Garden was best known for the lesbian themed novel Annie on My Mind, about two girls at a New York high school who fall in love with each other.
The book was published in 1982 and drew critical acclaim in its positive depiction of a same-sex relationship but was also attacked by social conservatives and the religious right and was banned by Kansas City schools for two years from 1993 until students brought a First Amendment law suit to put it back on shelves.
Annie On My Mind was awarded the Lee Lynch Classic Award by the Golden Crown Literary Society in 2014, cited as one of the most important classics in lesbian literature.
The book also won Garden the ALA Margaret A. Edwards Award in 2003 which recognizes one writer and a particular body of work ‘for significant and lasting contribution to young adult literature.’
Annie on My Mind was number 44 on the American Library Association’s list of most banned books by American libraries during the 1990s and she was awarded the Robert B. Downs Award for Intellectual Freedom in 2001 from the University of Illinois Graduate School of Library and Information Science.
The book was also ranked in 2000 in School Library Journal among the top 100 books to have shaped the 20th century.

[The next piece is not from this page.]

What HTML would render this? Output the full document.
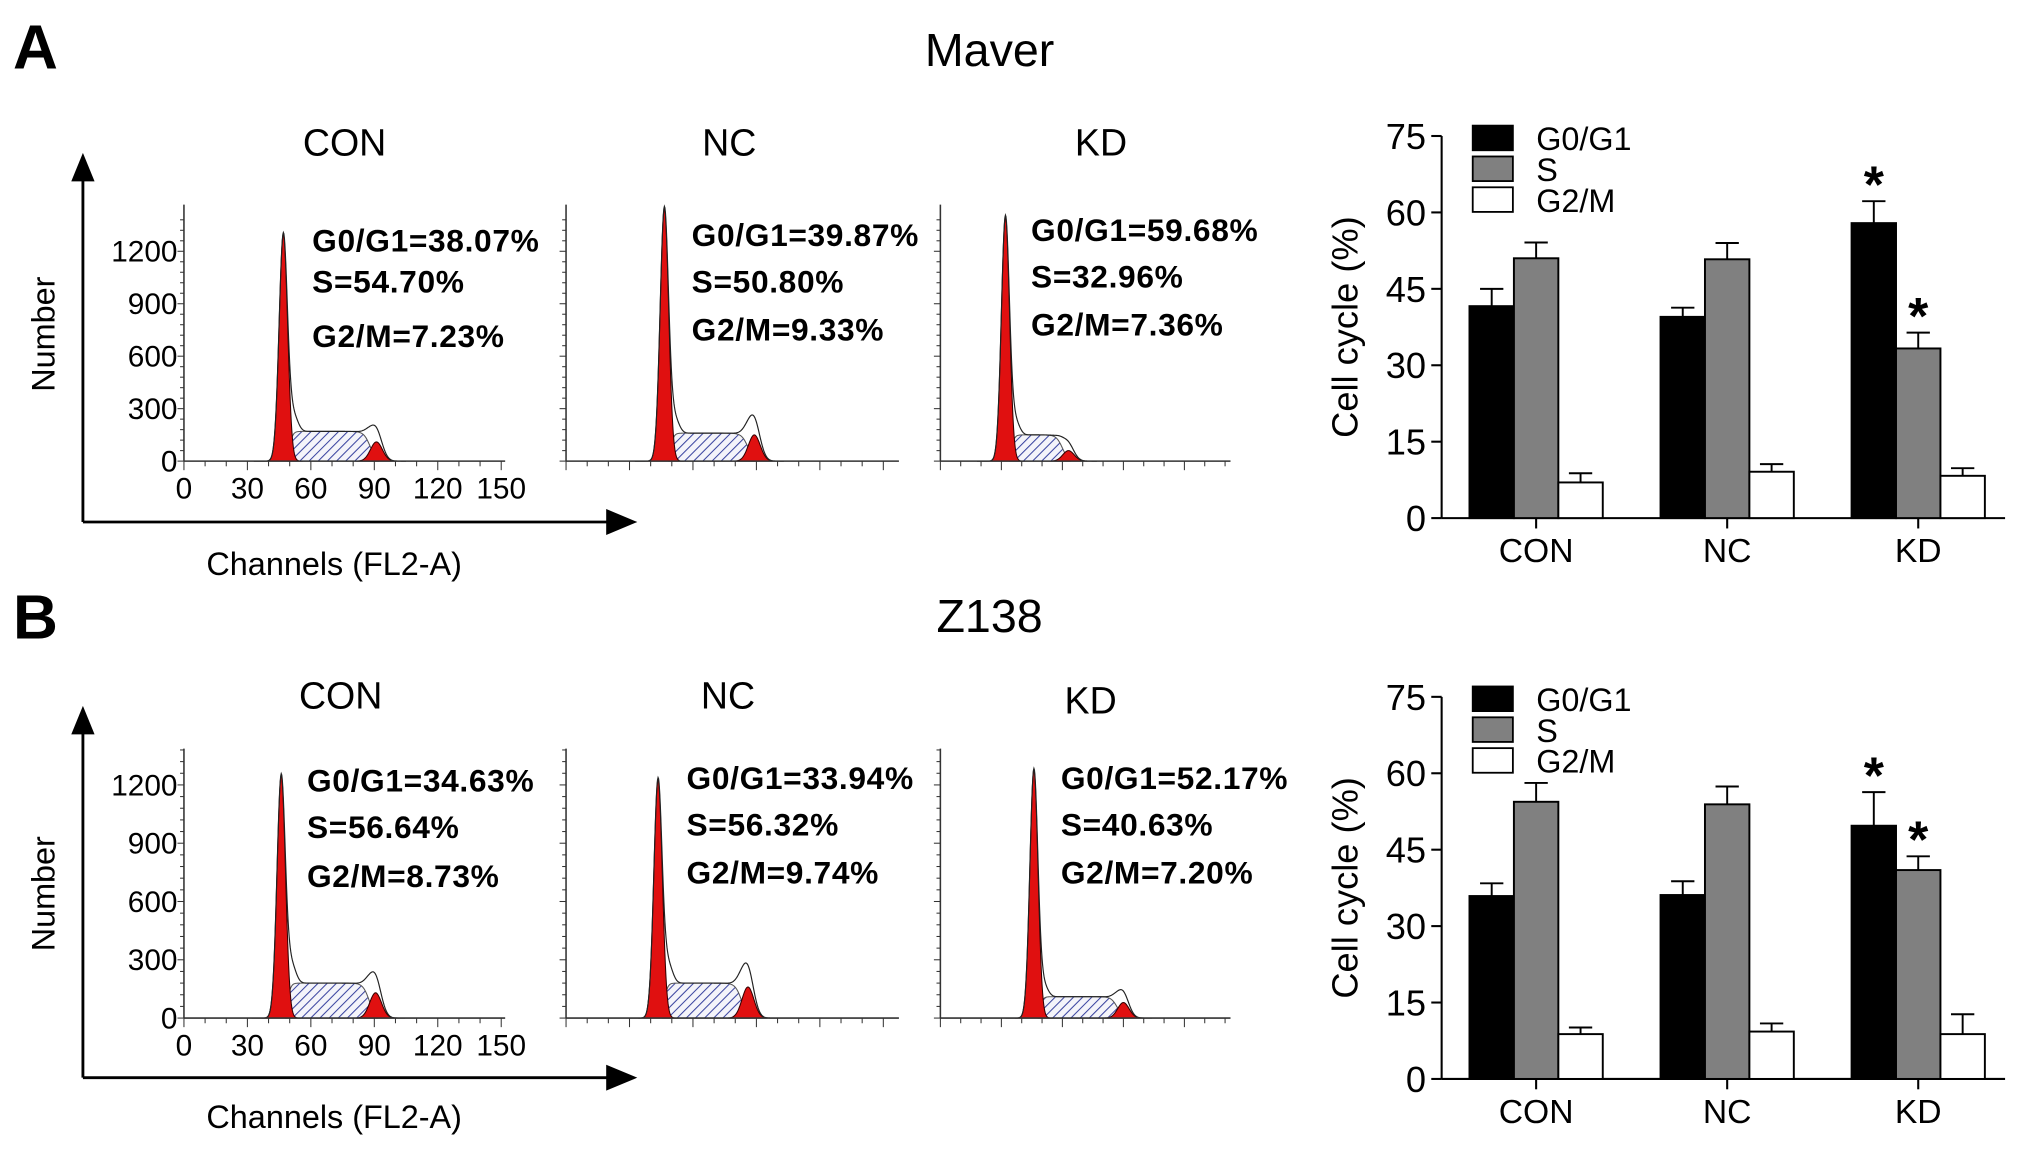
<!DOCTYPE html>
<html><head><meta charset="utf-8">
<style>
html,body{margin:0;padding:0;background:#fff;}
svg{display:block;font-family:"Liberation Sans",Arial,sans-serif;}
</style></head>
<body>
<svg id="fig" width="2031" height="1152" viewBox="0 0 1568 889.4" xmlns="http://www.w3.org/2000/svg">
<defs>
<pattern id="hatch" patternUnits="userSpaceOnUse" width="5" height="5" patternTransform="rotate(45)">
<rect width="5" height="5" fill="#f4f4fa"/>
<line x1="0" y1="0" x2="0" y2="5" stroke="#3a44a0" stroke-width="1.6"/>
</pattern>
</defs>
</svg>
<script>
// ---- Bar chart data ----
const categories = ["CON","NC","KD"];
const phases = ["G0/G1","S","G2/M"];
const barA_G1 = [41.6, 39.5, 57.9];
const barA_S  = [51.0, 50.8, 33.3];
const barA_G2 = [7.0, 9.1, 8.3];
const errA_G1 = [3.4, 1.8, 4.3];
const errA_S  = [3.1, 3.2, 3.1];
const errA_G2 = [1.8, 1.5, 1.5];
const barB_G1 = [35.9, 36.1, 49.7];
const barB_S  = [54.4, 53.9, 41.0];
const barB_G2 = [8.8, 9.3, 8.8];
const errB_G1 = [2.5, 2.7, 6.6];
const errB_S  = [3.7, 3.5, 2.7];
const errB_G2 = [1.3, 1.6, 3.9];
const starA = [[2,0],[2,1]];
const starB = [[2,0],[2,1]];
const yTicks = [0,15,30,45,60,75];
// ---- Histogram data ----
const histLabels = ["CON","NC","KD"];
const histA_G1ch = [47, 46.5, 32];
const histA_G1h  = [1300, 1450, 1400];
const histA_S    = [170, 160, 150];
const histA_G2ch = [91, 89, 63];
const histA_G2h  = [110, 150, 60];
const histB_G1ch = [46, 43.5, 46];
const histB_G1h  = [1250, 1230, 1280];
const histB_S    = [180, 180, 110];
const histB_G2ch = [90.6, 86, 90];
const histB_G2h  = [130, 160, 80];
const txtA = [["G0/G1=38.07%","S=54.70%","G2/M=7.23%"],["G0/G1=39.87%","S=50.80%","G2/M=9.33%"],["G0/G1=59.68%","S=32.96%","G2/M=7.36%"]];
const txtB = [["G0/G1=34.63%","S=56.64%","G2/M=8.73%"],["G0/G1=33.94%","S=56.32%","G2/M=9.74%"],["G0/G1=52.17%","S=40.63%","G2/M=7.20%"]];
const histTicks = [0,300,600,900,1200];
const chTicks = [0,30,60,90,120,150];

const svg = document.getElementById('fig');
const NS = "http://www.w3.org/2000/svg";
function mk(tag, attrs, parent){ const e=document.createElementNS(NS,tag); for(const k in attrs) e.setAttribute(k,attrs[k]); (parent||svg).appendChild(e); return e; }
function txt(s, x, y, size, opts, parent){ const e=mk('text',Object.assign({x:x,y:y,'font-size':size,fill:'#000'},opts||{}),parent); e.textContent=s; return e; }

function barChart(cfg){
  const g = mk('g',{});
  
  
  const x0=1113, xEnd=1548, y0=cfg.y0, y75=cfg.y75;
  const yS = v => y0 - (y0-y75)*v/75;
  const bw=34.3, groupStart=[1134.5,1282,1429.5];
  const ya = mk('line',{x1:x0,y1:y0,x2:x0,y2:y75,stroke:'#000','stroke-width':1.6},g);
   
  const xa = mk('line',{x1:x0,y1:y0,x2:xEnd,y2:y0,stroke:'#000','stroke-width':1.6},g);
   
  yTicks.forEach(t=>{
    mk('line',{x1:x0-8,y1:yS(t),x2:x0,y2:yS(t),stroke:'#000','stroke-width':1.6},g);
    const l = txt(String(t), x0-12, yS(t)+10, 28, {'text-anchor':'end'}, g);
     
  });
  const series=[cfg.g1,cfg.s,cfg.g2], errs=[cfg.e1,cfg.es,cfg.e2], fills=['#000','#808080','#fff'];
  categories.forEach((c,i)=>{
    const cx = groupStart[i]+1.5*bw;
    mk('line',{x1:cx,y1:y0,x2:cx,y2:y0+8,stroke:'#000','stroke-width':1.6},g);
    const l = txt(c, cx, y0+34, 26, {'text-anchor':'middle'}, g);
     
    series.forEach((ser,j)=>{
      const bx = groupStart[i]+j*bw, v=ser[i], top=yS(v), etop=yS(v+errs[j][i]);
      const r = mk('rect',{x:bx,y:top,width:bw,height:y0-top,fill:fills[j],stroke:'#000','stroke-width':1.5},g);
      
      
      const em = bx+bw/2;
      mk('line',{x1:em,y1:top,x2:em,y2:etop,stroke:'#000','stroke-width':1.5},g);
      mk('line',{x1:em-9,y1:etop,x2:em+9,y2:etop,stroke:'#000','stroke-width':1.5},g);
    });
  });
  cfg.stars.forEach(([i,j])=>{
    const ser=series[j], bx=groupStart[i]+j*bw+bw/2;
    const st = txt('*', bx, yS(ser[i]+errs[j][i])+1, 40, {'text-anchor':'middle','font-weight':'bold'}, g);
     
  });
  const yt = txt('Cell cycle (%)', 0, 0, 28, {'text-anchor':'middle',transform:`translate(1048,${(y0+y75)/2}) rotate(-90)`}, g);
   
  phases.forEach((p,j)=>{
    const ly = y75-8+j*23.8;
    const lr = mk('rect',{x:1137,y:ly,width:31,height:19,fill:fills[j],stroke:'#000','stroke-width':1.4},g);
     
    const lt = txt(p, 1186, ly+19, 25, {}, g);
     
  });
}
barChart({name:'bar-chart-maver',y0:400,y75:105,g1:barA_G1,s:barA_S,g2:barA_G2,e1:errA_G1,es:errA_S,e2:errA_G2,stars:starA});
barChart({name:'bar-chart-z138',y0:833,y75:538,g1:barB_G1,s:barB_S,g2:barB_G2,e1:errB_G1,es:errB_S,e2:errB_G2,stars:starB});

function gauss(x,m,s){return Math.exp(-0.5*((x-m)/s)*((x-m)/s));}
function histPanel(o){
  const g = mk('g',{});
  
  
  const ax=o.ax, base=o.base, pxc=o.pxc, pyc=o.pyc, top=o.top, w=o.w;
  const X = c => ax + c*pxc, Y = n => base - n*pyc;
  const g1m=o.g1ch, g2m=o.g2ch, sA=g1m+3, sB=g2m-3;
  const sf = c => o.s * (1/(1+Math.exp(-(c-sA)/0.8))) * (1/(1+Math.exp((c-sB)/1.5)));
  const g1 = c => o.g1h*gauss(c,g1m,2.0);
  const g2 = c => o.g2h*gauss(c,g2m,2.8);
  const chs=[]; for(let c=Math.max(0,g1m-14); c<=g2m+14; c+=0.25) chs.push(c);
  let d='M'+X(sA-1)+','+base; chs.forEach(c=>{ if(c>=sA-1&&c<=sB+4) d+=' L'+X(c)+','+Y(sf(c)); }); d+=' L'+X(sB+4)+','+base+' Z';
  const sp = mk('path',{d:d,fill:'url(#hatch)',stroke:'#555','stroke-width':0.8},g);
   
  [[g1,g1m,'g1-peak'],[g2,g2m,'g2m-peak']].forEach(([f,m,n])=>{
    let p='M'+X(m-9)+','+base; for(let c=m-9;c<=m+9;c+=0.25) p+=' L'+X(c)+','+Y(f(c)); p+=' L'+X(m+9)+','+base+' Z';
    const pk = mk('path',{d:p,fill:'#e01010',stroke:'#300','stroke-width':0.8},g);
     
  });
  let od=''; chs.forEach((c,i)=>{ const v=g1(c)+g2(c)+sf(c)+o.g2h*0.6*gauss(c,g2m-1,3)+o.s*0.5*gauss(c,g1m+5,2); od+=(i?' L':'M')+X(c)+','+Y(v); });
  mk('path',{d:od,fill:'none',stroke:'#222','stroke-width':0.9},g);
  mk('line',{x1:ax,y1:base,x2:ax,y2:top,stroke:'#333','stroke-width':1.2},g);
  mk('line',{x1:ax,y1:base,x2:ax+w,y2:base,stroke:'#333','stroke-width':1.2},g);
  for(let n=0;n<=1400;n+=60){ const L=(n%300===0)?5:3; mk('line',{x1:ax-L,y1:Y(n),x2:ax,y2:Y(n),stroke:'#333','stroke-width':0.8},g);}
  for(let c=0;c*pxc<=w+1;c+=10){ const L=(c%30===0)?7:4; mk('line',{x1:X(c),y1:base,x2:X(c),y2:base+L,stroke:'#333','stroke-width':0.8},g);}
  if(o.labels){
    histTicks.forEach(t=>{ const l=txt(String(t),ax-5,Y(t)+8,23,{'text-anchor':'end'},g);  });
    chTicks.forEach(t=>{ const l=txt(String(t),X(t),base+29,23,{'text-anchor':'middle'},g);  });
  }
  o.text.forEach((s,i)=>{ const l=txt(s,o.tx,o.ty[i]+1,24.5,{'font-weight':'bold','letter-spacing':0.5},g);  });
  const tt = txt(o.label,o.titleX,o.titleY,29,{'text-anchor':'middle'},g);
   
}
const axA=[142,437,726], wA=[248,257,224], pxA=[1.633,1.633,1.57];
const txA=[241,534,796], tyA=[[193,225,267],[189,225,262],[185,221,258]], titA=[[266,120],[563,120],[850,120]];
const txB=[237,530,819], tyB=[[610,646,684],[608,644,681],[608,644,681]], titB=[[263,547],[562,547],[842,551]];
for(let i=0;i<3;i++){
  histPanel({panel:'maver',label:histLabels[i],ax:axA[i],w:wA[i],base:356,top:158,pxc:pxA[i],pyc:0.135,g1ch:histA_G1ch[i],g1h:histA_G1h[i],s:histA_S[i],g2ch:histA_G2ch[i],g2h:histA_G2h[i],labels:i===0,text:txtA[i],tx:txA[i],ty:tyA[i],titleX:titA[i][0],titleY:titA[i][1]});
  histPanel({panel:'z138',label:histLabels[i],ax:axA[i],w:wA[i],base:786,top:578,pxc:pxA[i],pyc:0.15,g1ch:histB_G1ch[i],g1h:histB_G1h[i],s:histB_S[i],g2ch:histB_G2ch[i],g2h:histB_G2h[i],labels:i===0,text:txtB[i],tx:txB[i],ty:tyB[i],titleX:titB[i][0],titleY:titB[i][1]});
}
[[403,118,'a',258,435,'Maver',38,'A',53],[832,545,'b',690,862,'Z138',475,'B',493]].forEach(([yb,yt,p,ny,cy,ttl,tty,letter,ly])=>{
  mk('line',{x1:64,y1:yb,x2:64,y2:yt+20,stroke:'#000','stroke-width':2.2});
  const ah=mk('polygon',{points:`55,${yt+22} 73,${yt+22} 64,${yt}`,fill:'#000'});
   
  mk('line',{x1:64,y1:yb,x2:470,y2:yb,stroke:'#000','stroke-width':2.2});
  const ah2=mk('polygon',{points:`468,${yb-10} 468,${yb+10} 492,${yb}`,fill:'#000'});
   
  const n=txt('Number',0,0,25,{'text-anchor':'middle',transform:`translate(42,${ny}) rotate(-90)`});
   
  const c=txt('Channels (FL2-A)',258,cy+9,25,{'text-anchor':'middle'});
   
  const t=txt(ttl,764,tty+13,36,{'text-anchor':'middle'});
   
  const L=txt(letter,10,ly,48,{'font-weight':'bold'});
   
});
</script>
</body></html>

In the 32 years since it was first published the book has never gone out of print and it has also been made into an audio-book.
Annie on My Mind was one of the earliest American novels to depict a lesbian relationship that did not come to a tragic end, with most works with lesbian themes written before it written for the sake of titillation.
Garden told young adult author Cynthia Leitch Smith in 2001 that she had been drawn to write stories for young people with LGBTI themes because of the lack of books depicting their lives when she had been young.
‘When I was growing up as a young lesbian in the ’50s, I looked in vain for books about my people,’ Garden said.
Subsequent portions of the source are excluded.